Seu ponto de partida - bem indicado, aliás, por seus escritos - têm sido o filosofar, conjugado com seu agir militante. Ela encontra, para tanto, um amparo teórico-metodológico em três autores (Baruch Espinoza, Merleau Ponty e, com menor incidência, Karl Marx) referenciais, notoriamente distintos, nos quais encontra uma síntese, indo além do mero filosofar, à medida que também se compromete com as lutas populares, em busca de uma sociedade alternativa.
Suas lutas vêm se dando, com efeito, em diversas frentes. Nos embates ideológicos, Marilena Chauí, seja por meio de seus livros, a exemplo de “O que é Ideologia”, seja em suas concorridas palestras, se empenha em desnudar os truques e camuflagens característicos dos aparelhos ideológicos do Mercado e do Estado - para o que recorrem a quase onipresença de sua mídia e de suas redes digitais, além da Família, da Escola, das Igrejas, etc. Outra frente que ela vem assumindo desde os anos 1980, é a luta partidária, por meio de sua militância no Partido dos Trabalhadores (PT). Sua atuação também tem se destacado por enfrentar estratégias e táticas das forças da Direita e da Extrema - Direita, inclusive em períodos mais recentes.
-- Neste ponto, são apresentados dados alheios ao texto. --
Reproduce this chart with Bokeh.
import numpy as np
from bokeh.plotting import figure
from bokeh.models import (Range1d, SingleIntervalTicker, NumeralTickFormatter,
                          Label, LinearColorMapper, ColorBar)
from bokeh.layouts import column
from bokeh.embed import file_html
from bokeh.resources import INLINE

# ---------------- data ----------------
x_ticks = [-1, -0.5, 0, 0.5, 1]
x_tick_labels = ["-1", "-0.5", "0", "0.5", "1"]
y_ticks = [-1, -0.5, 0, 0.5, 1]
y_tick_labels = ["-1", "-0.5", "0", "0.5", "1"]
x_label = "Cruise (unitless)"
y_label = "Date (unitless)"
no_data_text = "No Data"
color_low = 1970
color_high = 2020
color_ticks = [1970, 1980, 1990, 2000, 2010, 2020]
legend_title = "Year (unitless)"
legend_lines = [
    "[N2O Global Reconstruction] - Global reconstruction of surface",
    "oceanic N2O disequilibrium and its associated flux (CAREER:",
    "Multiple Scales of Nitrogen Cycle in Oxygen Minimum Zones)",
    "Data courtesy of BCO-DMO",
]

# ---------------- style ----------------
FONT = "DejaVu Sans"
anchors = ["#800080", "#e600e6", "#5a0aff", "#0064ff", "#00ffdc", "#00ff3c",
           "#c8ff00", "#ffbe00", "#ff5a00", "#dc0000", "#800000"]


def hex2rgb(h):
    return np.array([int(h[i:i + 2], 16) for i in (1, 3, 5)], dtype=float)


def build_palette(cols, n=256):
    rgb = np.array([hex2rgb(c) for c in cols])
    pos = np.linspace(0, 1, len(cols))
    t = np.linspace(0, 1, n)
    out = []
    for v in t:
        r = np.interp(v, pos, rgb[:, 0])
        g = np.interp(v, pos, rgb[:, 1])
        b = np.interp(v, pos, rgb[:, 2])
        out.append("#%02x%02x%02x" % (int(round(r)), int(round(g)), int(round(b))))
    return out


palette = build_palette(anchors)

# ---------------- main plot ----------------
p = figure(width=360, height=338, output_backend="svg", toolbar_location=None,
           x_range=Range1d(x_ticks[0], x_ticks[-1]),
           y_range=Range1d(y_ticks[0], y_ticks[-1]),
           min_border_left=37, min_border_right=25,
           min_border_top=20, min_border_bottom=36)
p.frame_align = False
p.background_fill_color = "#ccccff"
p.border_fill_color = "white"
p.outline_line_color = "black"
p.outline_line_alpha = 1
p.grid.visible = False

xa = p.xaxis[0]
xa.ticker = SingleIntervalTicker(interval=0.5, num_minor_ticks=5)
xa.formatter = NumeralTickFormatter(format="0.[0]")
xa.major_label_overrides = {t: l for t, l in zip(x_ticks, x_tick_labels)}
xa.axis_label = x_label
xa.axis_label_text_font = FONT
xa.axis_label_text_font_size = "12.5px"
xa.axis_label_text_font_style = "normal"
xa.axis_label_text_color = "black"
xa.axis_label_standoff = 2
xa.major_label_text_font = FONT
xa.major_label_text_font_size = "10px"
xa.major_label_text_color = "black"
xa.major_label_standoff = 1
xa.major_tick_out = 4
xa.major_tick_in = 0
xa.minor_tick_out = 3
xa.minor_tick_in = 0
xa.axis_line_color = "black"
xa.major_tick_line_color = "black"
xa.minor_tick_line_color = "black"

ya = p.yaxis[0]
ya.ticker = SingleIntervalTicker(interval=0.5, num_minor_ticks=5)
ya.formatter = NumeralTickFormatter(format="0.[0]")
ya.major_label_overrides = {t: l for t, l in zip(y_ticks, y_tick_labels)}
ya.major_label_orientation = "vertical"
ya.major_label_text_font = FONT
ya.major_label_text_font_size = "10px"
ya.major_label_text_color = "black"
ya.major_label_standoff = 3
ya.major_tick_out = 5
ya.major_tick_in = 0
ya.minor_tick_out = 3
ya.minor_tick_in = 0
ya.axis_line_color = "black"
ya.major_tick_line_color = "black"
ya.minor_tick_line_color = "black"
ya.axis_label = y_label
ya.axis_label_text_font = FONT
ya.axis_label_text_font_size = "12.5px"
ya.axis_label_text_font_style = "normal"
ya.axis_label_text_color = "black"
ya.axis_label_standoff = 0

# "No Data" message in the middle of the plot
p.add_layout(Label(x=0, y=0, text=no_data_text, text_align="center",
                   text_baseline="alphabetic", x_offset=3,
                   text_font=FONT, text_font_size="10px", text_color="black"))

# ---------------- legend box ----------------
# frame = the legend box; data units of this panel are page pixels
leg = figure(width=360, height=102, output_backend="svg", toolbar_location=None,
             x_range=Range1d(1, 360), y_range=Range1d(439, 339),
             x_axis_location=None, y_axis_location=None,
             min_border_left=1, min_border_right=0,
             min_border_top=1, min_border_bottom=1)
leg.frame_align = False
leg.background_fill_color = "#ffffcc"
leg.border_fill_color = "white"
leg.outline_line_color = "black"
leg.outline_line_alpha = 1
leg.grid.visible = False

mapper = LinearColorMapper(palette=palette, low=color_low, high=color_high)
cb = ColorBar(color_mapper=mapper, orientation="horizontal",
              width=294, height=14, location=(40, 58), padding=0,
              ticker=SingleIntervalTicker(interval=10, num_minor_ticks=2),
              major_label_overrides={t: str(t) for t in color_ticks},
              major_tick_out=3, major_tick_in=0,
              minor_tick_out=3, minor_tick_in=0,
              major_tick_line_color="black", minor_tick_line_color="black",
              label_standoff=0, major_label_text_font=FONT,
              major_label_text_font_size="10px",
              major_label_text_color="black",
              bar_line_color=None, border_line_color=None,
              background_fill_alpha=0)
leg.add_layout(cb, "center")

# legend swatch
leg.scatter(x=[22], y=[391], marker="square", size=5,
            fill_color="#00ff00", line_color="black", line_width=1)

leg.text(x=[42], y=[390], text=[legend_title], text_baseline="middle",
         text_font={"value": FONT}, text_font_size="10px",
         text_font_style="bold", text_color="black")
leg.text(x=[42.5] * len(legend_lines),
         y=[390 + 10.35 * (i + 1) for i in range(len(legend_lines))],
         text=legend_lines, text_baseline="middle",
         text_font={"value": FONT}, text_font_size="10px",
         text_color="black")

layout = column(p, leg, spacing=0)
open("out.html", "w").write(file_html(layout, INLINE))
Embora admitindo não se tratar de um terreno de luta preferencial, ela também contribuiu no campo administrativo, ao assumir a Secretaria de Cultura, no Governo Luiza Erundina, no Município de São Paulo. A despeito de sua resistência à militância neste plano, seu trabalho à frente da Secretaria de Cultura de São Paulo teve amplo reconhecimento graças inclusive a qualidade do seu Plano de trabalho, então posto em prática: o objetivo não era apenas o de assegurar as diversas comunidades do centro e das periferias urbanas de São Paulo, de fluir o direito à cultura, em suas diversas dimensões, mas também o de garantir-lhes o direito de produzirem Cultura (Teatro, Música, Dança, etc), bem como o de aplicar políticas culturais integradas.
Marilena Chauí continua sendo alvo de interesse para além do campo acadêmico, razão por que segue sendo frequentemente convidada a participar de entrevistas (a exemplo das concedidas ao Programa “Roda Viva”), a ministrar palestras - várias delas disponibilizadas no Youtube -, bem como de mesas redondas e semelhantes. Vale a pena que nossas organizações de base se apliquem, cada vez mais e melhor, em aprofundar o pensamento e as diversas contribuições que ela vem oferecendo a uma compreensão crítica de nossa sociedade, em busca da contínua transformação de nossas relações sociais, econômicas, políticas e culturais.